Along the line of teacher professional development, she has engaged in a systematic program of studies that were built upon one another exploring various issues and constructs, including teacher's motivation, resilience, attrition and identity development over time.


Rockey Robbins
President’s Associates Second Century Professorship

Robbins is a Choctaw-Cherokee Professor of Professional Counseling. He excels in all areas of academic responsibility – research, teaching and service – which he combines meaningfully and seamlessly, each aspect richly informing the others.

Robbins is an internationally recognized expert on Native American issues and counseling psychology, particularly relating to culturally appropriate psychological assessment, developing American Indian treatment models and techniques based on traditional American Indian ideas and practices, Native American spirituality and psychology, and group interventions.

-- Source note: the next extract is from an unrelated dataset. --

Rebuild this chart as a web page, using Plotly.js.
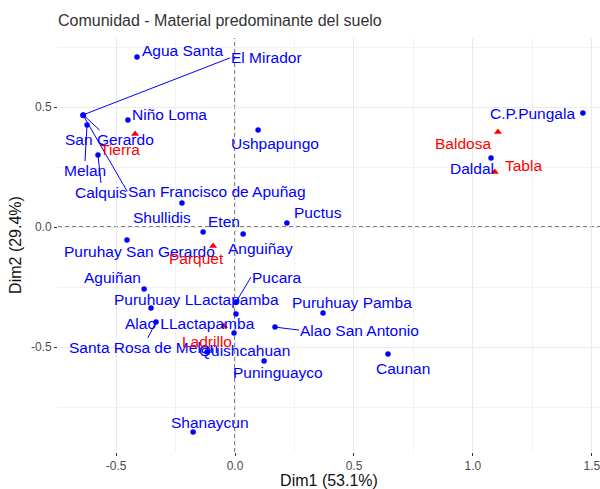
<!DOCTYPE html>
<html>
<head>
<meta charset="utf-8">
<script src="https://cdn.plot.ly/plotly-3.0.1.min.js"></script>
<style>html,body{margin:0;padding:0;background:#fff;}#chart{width:600px;height:489px;}</style>
</head>
<body>
<div id="chart"></div>
<script>
// ---- Data: communities (rows) ----
const communities = ["Agua Santa","El Mirador","San Gerardo","San Francisco de Apuñag","Niño Loma","Melan","Calquis",
  "Ushpapungo","Shullidis","Eten","Puctus","Anguiñay","Puruhay San Gerardo","Aguiñan","Puruhuay LLactapamba",
  "Santa Rosa de Melan","Pucara","Alao LLactapamba","","Quishcahuan","Puninguayco","Puruhuay Pamba",
  "Alao San Antonio","Caunan","Shanaycun","C.P.Pungala","Daldal"];
const commDim1 = [-0.412,-0.639,-0.637,-0.638,-0.450,-0.622,-0.576,
  0.097,-0.223,-0.134,0.218,0.034,-0.454,-0.382,-0.353,
  -0.332,0.004,0.004,-0.004,-0.118,0.122,0.370,
  0.168,0.643,-0.176,1.462,1.076];
const commDim2 = [0.708,0.467,0.466,0.465,0.446,0.425,0.300,
  0.404,0.100,-0.021,0.017,-0.029,-0.054,-0.258,-0.338,
  -0.396,-0.313,-0.363,-0.442,-0.521,-0.558,-0.358,
  -0.417,-0.529,-0.854,0.475,0.288];

// ---- Data: materials (columns) ----
const materials = ["Tierra","Parquet","Ladrillo","Baldosa","Tabla"];
const matDim1 = [-0.420,-0.092,-0.046,1.105,1.092];
const matDim2 = [0.388,-0.079,-0.413,0.396,0.229];

// ---- Axis tick labels ----
const xTickVals = [-0.5,0,0.5,1,1.5];
const xTickText = ["-0.5","0.0","0.5","1.0","1.5"];
const yTickVals = [-0.5,0,0.5];
const yTickText = ["-0.5","0.0","0.5"];

// ---- Label placement (pixel offsets, layout only) ----
const commPlace = {
  "Agua Santa":{dx:46,dy:-7},
  "El Mirador":{arrow:true,ax:147,ay:-57,xa:"left"},
  "San Gerardo":{arrow:true,ax:26,ay:24},
  "San Francisco de Apuñag":{arrow:true,ax:44,ay:76,xa:"left"},
  "Niño Loma":{dx:42,dy:-5},
  "Melan":{arrow:true,ax:-2,ay:36,ya:"top"},
  "Calquis":{arrow:true,ax:3,ay:28,ya:"top"},
  "Ushpapungo":{dx:17,dy:13},
  "Shullidis":{dx:-20,dy:14},
  "Eten":{dx:21,dy:-11},
  "Puctus":{dx:31,dy:-10},
  "Anguiñay":{dx:17,dy:15},
  "Puruhay San Gerardo":{dx:12,dy:12},
  "Aguiñan":{dx:-32,dy:-11},
  "Puruhuay LLactapamba":{dx:45,dy:-9},
  "Santa Rosa de Melan":{arrow:true,ax:-13,ay:25},
  "Pucara":{arrow:true,ax:15,ay:-25,xa:"left"},
  "Alao LLactapamba":{dx:-46,dy:9},
  "Quishcahuan":{dx:38,dy:-2},
  "Puninguayco":{dx:14,dy:12},
  "Puruhuay Pamba":{dx:29,dy:-10},
  "Alao San Antonio":{arrow:true,ax:24,ay:3,xa:"left"},
  "Caunan":{dx:15,dy:15},
  "Shanaycun":{dx:17,dy:-9},
  "C.P.Pungala":{dx:-50,dy:0},
  "Daldal":{dx:-19,dy:11}
};
const matPlace = {
  "Tierra":{dx:-15,dy:16},
  "Parquet":{dx:-17,dy:13},
  "Ladrillo":{dx:-17,dy:15},
  "Baldosa":{dx:-35,dy:12},
  "Tabla":{dx:29,dy:-7}
};

const BLUE = "#0000FF", RED = "#FF0000";
const FAM = "Liberation Sans, Arial, sans-serif";
const labelFont = {family:FAM, size:15.5};

function makeAnn(name, x, y, p, color){
  const base = {x:x, y:y, xref:"x", yref:"y", text:name,
    font:Object.assign({}, labelFont, {color:color}), borderpad:0};
  if (p.arrow){
    return Object.assign(base, {showarrow:true, arrowhead:0, arrowwidth:1, arrowcolor:color,
      ax:p.ax, ay:p.ay, standoff:0, xanchor:p.xa||"center", yanchor:p.ya||"middle"});
  }
  return Object.assign(base, {showarrow:false, xshift:p.dx, yshift:-p.dy, xanchor:"center", yanchor:"middle"});
}

const annotations = [];
communities.forEach((n,i)=>{ if(n && commPlace[n]) annotations.push(makeAnn(n, commDim1[i], commDim2[i], commPlace[n], BLUE)); });
materials.forEach((n,i)=>{ annotations.push(makeAnn(n, matDim1[i], matDim2[i], matPlace[n], RED)); });

const traces = [
  {type:"scatter", mode:"markers", x:commDim1, y:commDim2, text:communities,
   marker:{color:BLUE, size:5.5, symbol:"circle"}, hoverinfo:"text", showlegend:false},
  {type:"scatter", mode:"markers", x:matDim1, y:matDim2, text:materials,
   marker:{color:RED, size:7, symbol:"triangle-up"}, hoverinfo:"text", showlegend:false}
];

const gridCol = "#ebebeb";
const tickFont = {family:FAM, size:12, color:"#4d4d4d"};
const layout = {
  width:600, height:489,
  margin:{l:58, r:0, t:38, b:37},
  paper_bgcolor:"#fff", plot_bgcolor:"#fff",
  title:{text:"Comunidad - Material predominante del suelo", xref:"container", yref:"container",
    x:58/600, xanchor:"left", y:1-20/489, yanchor:"middle",
    font:{family:FAM, size:16, color:"#333"}},
  xaxis:{range:[-0.744,1.534], tickmode:"array", tickvals:xTickVals, ticktext:xTickText,
    showgrid:true, gridcolor:gridCol, gridwidth:1, zeroline:false, showline:false,
    ticks:"outside", ticklen:3, tickcolor:"#333", tickwidth:1, tickfont:tickFont, ticklabeloverflow:"allow",
    minor:{tickmode:"array", tickvals:[-0.75,-0.25,0.25,0.75,1.25], showgrid:true, gridcolor:gridCol, gridwidth:0.6, ticks:""},
    title:{text:"Dim1 (53.1%)", standoff:5, font:{family:FAM, size:16, color:"#111"}}},
  yaxis:{range:[-0.9375,0.7875], tickmode:"array", tickvals:yTickVals, ticktext:yTickText,
    showgrid:true, gridcolor:gridCol, gridwidth:1, zeroline:false, showline:false,
    ticks:"outside", ticklen:3, tickcolor:"#333", tickwidth:1, tickfont:tickFont, ticklabeloverflow:"allow",
    minor:{tickmode:"array", tickvals:[-0.75,-0.25,0.25,0.75], showgrid:true, gridcolor:gridCol, gridwidth:0.6, ticks:""},
    title:{text:"Dim2 (29.4%)", standoff:5, font:{family:FAM, size:16, color:"#111"}}},
  shapes:[
    {type:"line", xref:"x", yref:"paper", x0:0, x1:0, y0:0, y1:1, line:{color:"#000", width:1, dash:"4px,3px"}, layer:"below"},
    {type:"line", xref:"paper", yref:"y", x0:0, x1:1, y0:0, y1:0, line:{color:"#000", width:1, dash:"4px,3px"}, layer:"below"}
  ],
  annotations:annotations,
  showlegend:false
};

Plotly.newPlot("chart", traces, layout, {displayModeBar:false, staticPlot:true});
</script>
</body>
</html>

His scholarly work is described by colleagues as “the best in his domain,” and he is in high demand as a keynote speaker, having delivered nearly 50 keynote addresses at national conferences, tribal complexes, reservations and universities such as Dartmouth, Columbia and Boston University.

Robbins’ teaching and mentoring has powerfully and positively impacted many students’ lives, especially students from marginalized groups. He is devoted to supporting Indian students on campus, and to developing and supporting mentoring systems to support them.


Mirelsie Velázquez
Rainbolt Family Endowed Education Presidential Professorship

Velázquez is an assistant professor and graduate program liaison in the Department of Educational Leadership and Policy Studies. Her scholarship, integrated within and across teaching, research and service, and anchored by and lived through principles of justice and equity, advances the aspirational ideals and virtues of the Rainbolt Family Endowed Presidential Professorship.

Velázquez engages students in knowledge and knowing in and outside of classrooms. Her pedagogical engagement exposes students to frameworks, questions and experiences that enable them to understand how structural conditions in society, communities and schools reinforce inequitable and unjust social orders.

Velázquez is active in Women’s and Gender Studies, the Center for Social Justice, and Latinx student groups. Nationally, she works extensively to provide access and opportunities for graduate students of color through the McNair Research Program and through her leadership in the History of Education Society.